1. Learn from what others have found.
This is entry-level market research at its finest. Read up on some case studies, examples and psychological analyses by marketers who have come before you. Sources include industry reporters, general market researchers and, in some cases, sociologists. Filter your data to ensure the research is as relevant and as recent as possible.
2. Challenge your assumptions.
The first step is the most important, since it may even help you redefine your target audience. Don’t assume anything. Let’s say you’ve decided your target market is middle-aged women. Why? You may have gone even further, assuming certain styles or directions of messaging appeal to them. But don’t take any of this for granted. Unless you have more than anecdotal evidence backing up your claim, ditch it.
3. Create a customer persona.
Once you’ve collected enough objective data to start forming solid conclusions, you can start crafting a customer persona. This persona is basically a fictional character who exhibits all the traits an “average” member of your target audience is expected to have.
Include hard factors like age, sex, education level and income, as well as disposition factors like temperament, sensitivity or curiosity.
4. Conduct large-scale quantitative surveys.
Now it’s time to back up your assumptions and conduct some primary research (rather than the secondary research described above). Start with large-scale quantitative surveys, covering the widest cross-section of your audience possible. Your questions should be multiple-choice, giving you hard statistics that can teach you about your audience’s habits. Ask questions relevant to your brand and product, such as, “How important is X to you?” or “What is your biggest consideration for purchasing a X?”
5. Conduct small-scale qualitative surveys.
Complement your quantitative research with qualitative research — the data won’t be as objective, but you’ll learn more detailed insights on your audience’s psychological makeup. Target a small sample of audience members, and use open-ended questions to get long responses you can interpret. Again, ask questions relevant to your brand and product like, “What does the following phrase mean to you?” or “What do you feel when you see this image?”

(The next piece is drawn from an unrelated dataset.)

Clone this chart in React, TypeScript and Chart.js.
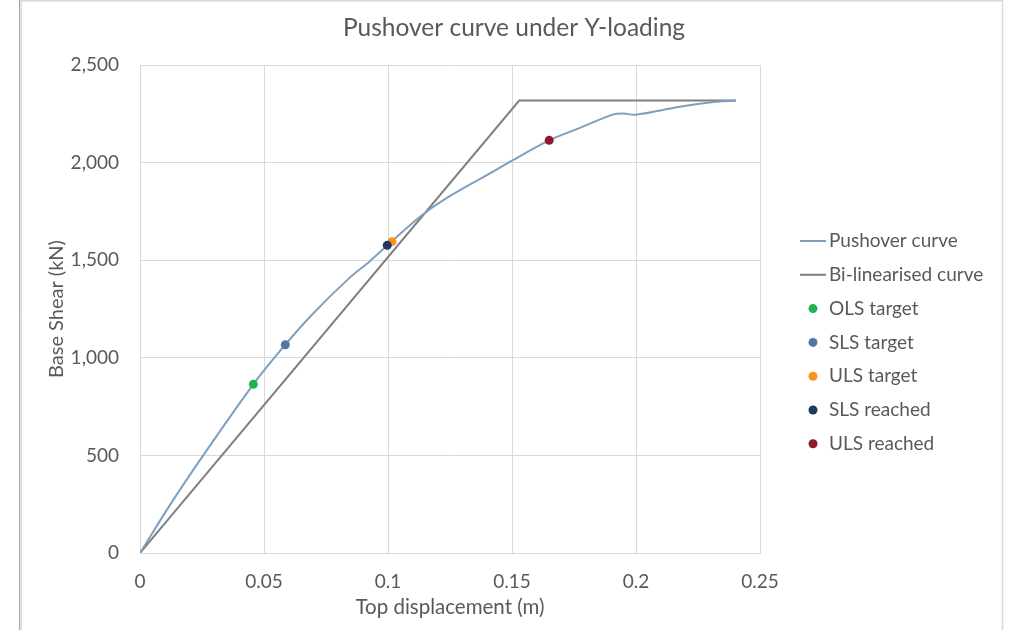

6. Look to your competitors.
Your competitors may have already done such market research and put it into action. If they target the same audience you do, observe and learn from the way they write and advertise to their potential customers. If they don’t, look for ways that you can distinguish yourself.
7. Look to other popular products and services.
Look for products and services that your target audience is already using — unrelated to your industry. How do these brands position themselves? What kinds of messaging do they use?
8. Listen to social conversations.
Use social listening software in combination with targeted social lists to zero in on what your customers are saying online. What trending topics are they following most closely? Whom do they usually interact with, and why? Again, you can look for other brands that may emerge as successful messengers.
9. Examine interactions with your brand.
You can use social listening software again, and tap into Google Analytics to examine user behavior on your site. Evaluate how your target demographics are interacting with your brand: Do you get lots of blog comments and social shares? Use this data to fine-tune your approach.
10. Allow some room to grow.
You’ll never have a perfect understanding of your target audience. Even if at some point you did, your audience members would evolve and change as soon as you figured them out. Allow some breathing room in your strategy, and always strive to understand your audience a little bit better.